In the real world, most of us try to do what's right most of the time, as we see the right. But we slip. The old Calvinists called it "back-sliding." Even the Elect slide back into sin. In the bumper-sticker slogan, the saved "aren't better ... just forgiven" (by God, not necessarily by those they've injured).

The logic-puzzle/vulgar-Calvinist division of people into Evil-Doers and Good-Doers has political implications, and it isn't new.

When Calvin was still a boy, Sir Thomas More finished "Utopia," Book One, which analyzes the problems of Europe in general and England in particular. In Book One, smart English lawyer More has a dense English lawyer brag about the English campaign against thieves: "We're hanging them all over the place,' he said. 'I've seen as many as 20 on a single

gallows. And that's what I find so odd. Considering how few of them get away with it, why are we still plagued with so many robbers?" (Paul Turner translation, 1965).

If there are honest men on the one hand and thieves on the other, and that is that, when the honest folk hang most of thieves, that should solve the problem of theft. Evil acts are done by evil-doers; eliminate the evil-doers and no more evil acts.

Things don't work that way, and didn't work that way in 1516.

In the real world, there are what contemporary liberals would call "root causes" and Sir Thomas — later St. Thomas — would label the deadly sins of greed and pride as practiced by those who control society.

In 1516, Thomas More understood context and indirect causation: how societies set up situations in which people will behave badly. Not bad people, but people. In late medieval England, the greed and pride of the ruling elites forced common people into misery so deep that theft was a logical choice, sometimes the only alternative to starvation or humiliation.

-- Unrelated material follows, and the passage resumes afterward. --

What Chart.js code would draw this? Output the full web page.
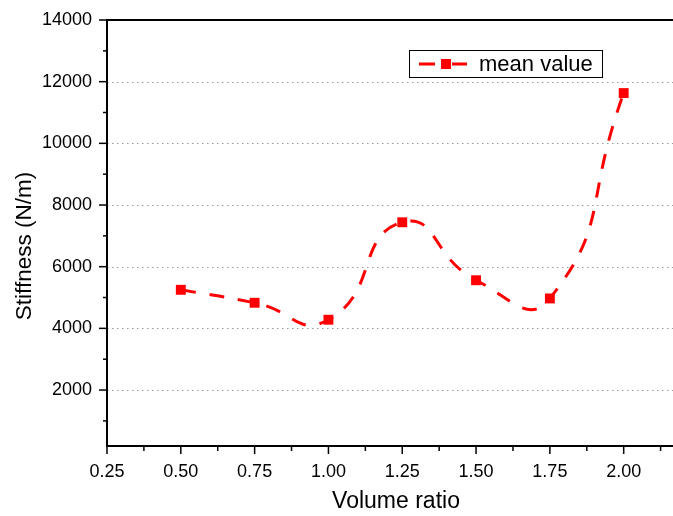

There are some people who are just no good, but not many, and the no-good are a threat to individuals and groups, but not much to society. Far more dangerous are ordinary people put into pathological situations: e.g., where it's a rational economic choice for a 16th-century peasant thrown off his land to rob the rich and use the money for food, or for a ghetto kid nowadays with no better prospects to go into the crack cocaine business. Far more dangerous are usually decent people who've been humiliated and have relatives killed and have few ways to get revenge, except through violence.

When it comes to terrorists, there are people who just hate the U.S. and the West and liberal democracy and do want to destroy us; but they are relatively few: a danger to Americans, but not to America. They become an "existential threat" only when supported by a large number of normal people with grievances.

George Bush and friends need to modernize their argument to at least 1516. We need to get beyond evil-doers doing evil and start discussing the causes of America's problems.

Richard D. Erlich is a professor emeritus in English at Miami University in Oxford, who is currently living in Ventura County, Calif.